___ Information shown ___
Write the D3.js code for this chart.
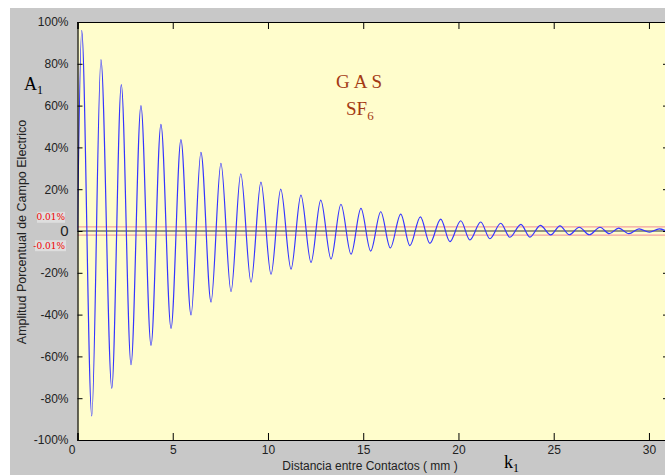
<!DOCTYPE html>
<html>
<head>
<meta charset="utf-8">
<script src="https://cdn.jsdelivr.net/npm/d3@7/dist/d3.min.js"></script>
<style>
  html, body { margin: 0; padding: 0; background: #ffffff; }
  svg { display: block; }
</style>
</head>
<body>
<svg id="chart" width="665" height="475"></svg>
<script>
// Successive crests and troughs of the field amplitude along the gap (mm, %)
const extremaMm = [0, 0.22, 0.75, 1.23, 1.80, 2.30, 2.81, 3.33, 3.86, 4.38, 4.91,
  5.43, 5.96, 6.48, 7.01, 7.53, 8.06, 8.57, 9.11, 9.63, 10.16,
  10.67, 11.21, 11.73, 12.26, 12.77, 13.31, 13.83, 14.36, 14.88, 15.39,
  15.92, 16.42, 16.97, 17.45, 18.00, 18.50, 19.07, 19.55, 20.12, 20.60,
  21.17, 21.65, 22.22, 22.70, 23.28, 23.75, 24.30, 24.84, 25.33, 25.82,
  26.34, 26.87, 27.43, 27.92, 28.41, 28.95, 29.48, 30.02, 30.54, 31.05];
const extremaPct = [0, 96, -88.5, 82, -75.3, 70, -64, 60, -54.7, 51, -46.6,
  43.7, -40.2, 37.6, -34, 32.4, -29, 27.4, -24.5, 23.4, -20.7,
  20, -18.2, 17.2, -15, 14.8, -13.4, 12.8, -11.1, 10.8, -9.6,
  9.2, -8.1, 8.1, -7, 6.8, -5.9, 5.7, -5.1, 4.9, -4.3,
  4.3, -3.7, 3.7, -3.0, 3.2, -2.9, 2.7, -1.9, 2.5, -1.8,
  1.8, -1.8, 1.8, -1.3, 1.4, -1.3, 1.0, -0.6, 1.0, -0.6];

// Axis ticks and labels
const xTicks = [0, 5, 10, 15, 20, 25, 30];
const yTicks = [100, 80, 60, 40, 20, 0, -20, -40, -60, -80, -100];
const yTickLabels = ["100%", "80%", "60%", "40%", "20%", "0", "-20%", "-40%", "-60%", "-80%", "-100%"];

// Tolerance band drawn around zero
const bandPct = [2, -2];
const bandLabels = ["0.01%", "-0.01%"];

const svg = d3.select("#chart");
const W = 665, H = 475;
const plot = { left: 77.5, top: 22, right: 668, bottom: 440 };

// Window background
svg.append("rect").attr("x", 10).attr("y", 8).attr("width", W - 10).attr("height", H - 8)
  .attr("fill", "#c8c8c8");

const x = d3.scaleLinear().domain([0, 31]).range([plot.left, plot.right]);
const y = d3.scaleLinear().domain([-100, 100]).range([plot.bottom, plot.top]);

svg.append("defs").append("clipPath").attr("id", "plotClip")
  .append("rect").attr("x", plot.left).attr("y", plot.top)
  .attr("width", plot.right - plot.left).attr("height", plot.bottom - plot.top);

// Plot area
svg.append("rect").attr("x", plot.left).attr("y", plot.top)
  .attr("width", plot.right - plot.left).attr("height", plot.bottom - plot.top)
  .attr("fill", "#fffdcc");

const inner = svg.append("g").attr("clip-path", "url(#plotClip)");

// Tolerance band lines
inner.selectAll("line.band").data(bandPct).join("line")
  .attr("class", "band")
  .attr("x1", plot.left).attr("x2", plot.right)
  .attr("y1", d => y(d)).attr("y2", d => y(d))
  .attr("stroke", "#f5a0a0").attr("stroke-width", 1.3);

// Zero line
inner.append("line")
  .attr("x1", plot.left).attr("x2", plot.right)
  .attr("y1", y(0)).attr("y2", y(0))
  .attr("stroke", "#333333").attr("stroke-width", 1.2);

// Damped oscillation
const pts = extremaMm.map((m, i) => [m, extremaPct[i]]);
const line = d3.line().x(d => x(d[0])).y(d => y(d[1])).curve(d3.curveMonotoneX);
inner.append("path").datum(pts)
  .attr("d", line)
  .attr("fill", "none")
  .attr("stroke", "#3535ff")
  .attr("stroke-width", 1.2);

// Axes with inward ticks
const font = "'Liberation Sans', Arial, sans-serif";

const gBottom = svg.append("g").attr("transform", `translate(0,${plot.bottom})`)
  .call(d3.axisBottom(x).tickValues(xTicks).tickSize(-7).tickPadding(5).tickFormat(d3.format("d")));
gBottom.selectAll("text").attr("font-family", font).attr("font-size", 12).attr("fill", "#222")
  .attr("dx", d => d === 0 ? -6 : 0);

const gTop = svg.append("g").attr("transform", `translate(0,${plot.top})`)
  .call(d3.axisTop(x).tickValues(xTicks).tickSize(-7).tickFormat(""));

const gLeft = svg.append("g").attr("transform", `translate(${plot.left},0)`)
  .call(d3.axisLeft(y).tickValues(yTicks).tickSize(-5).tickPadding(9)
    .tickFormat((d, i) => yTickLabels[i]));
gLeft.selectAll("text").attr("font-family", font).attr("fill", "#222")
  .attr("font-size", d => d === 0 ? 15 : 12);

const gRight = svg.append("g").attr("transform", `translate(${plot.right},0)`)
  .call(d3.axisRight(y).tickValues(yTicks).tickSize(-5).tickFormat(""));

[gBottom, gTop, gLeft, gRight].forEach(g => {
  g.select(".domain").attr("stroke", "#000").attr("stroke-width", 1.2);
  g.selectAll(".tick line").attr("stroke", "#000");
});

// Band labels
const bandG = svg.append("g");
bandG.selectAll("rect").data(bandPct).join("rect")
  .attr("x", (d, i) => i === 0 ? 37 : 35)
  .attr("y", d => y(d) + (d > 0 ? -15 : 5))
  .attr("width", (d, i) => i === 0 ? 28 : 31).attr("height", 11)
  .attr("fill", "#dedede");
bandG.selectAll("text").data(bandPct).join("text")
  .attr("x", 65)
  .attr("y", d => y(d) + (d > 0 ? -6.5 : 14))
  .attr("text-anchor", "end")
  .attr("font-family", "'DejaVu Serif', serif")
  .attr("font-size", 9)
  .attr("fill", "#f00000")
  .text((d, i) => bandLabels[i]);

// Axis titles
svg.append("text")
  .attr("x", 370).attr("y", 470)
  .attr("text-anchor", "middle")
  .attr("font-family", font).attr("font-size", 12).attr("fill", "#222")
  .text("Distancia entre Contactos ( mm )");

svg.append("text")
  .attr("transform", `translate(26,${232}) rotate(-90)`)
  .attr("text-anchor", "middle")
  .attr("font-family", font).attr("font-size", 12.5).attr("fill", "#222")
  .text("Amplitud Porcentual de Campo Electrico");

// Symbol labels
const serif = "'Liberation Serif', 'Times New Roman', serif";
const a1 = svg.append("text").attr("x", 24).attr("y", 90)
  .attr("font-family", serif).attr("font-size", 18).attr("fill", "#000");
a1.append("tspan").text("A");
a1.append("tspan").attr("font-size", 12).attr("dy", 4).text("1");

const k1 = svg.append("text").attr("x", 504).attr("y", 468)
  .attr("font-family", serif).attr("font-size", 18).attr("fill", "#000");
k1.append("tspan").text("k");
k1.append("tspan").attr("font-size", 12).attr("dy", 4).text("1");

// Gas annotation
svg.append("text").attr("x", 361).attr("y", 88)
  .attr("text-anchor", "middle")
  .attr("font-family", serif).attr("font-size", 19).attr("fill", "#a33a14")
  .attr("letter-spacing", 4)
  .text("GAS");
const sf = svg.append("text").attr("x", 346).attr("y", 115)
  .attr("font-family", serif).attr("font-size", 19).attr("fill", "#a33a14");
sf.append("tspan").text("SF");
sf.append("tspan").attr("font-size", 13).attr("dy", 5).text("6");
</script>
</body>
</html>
___
## Aim
Pick out all lines containing the string "chart".

## Answer in full
Write the D3.js code for this chart.
<svg id="chart" width="665" height="475"></svg>
const svg = d3.select("#chart");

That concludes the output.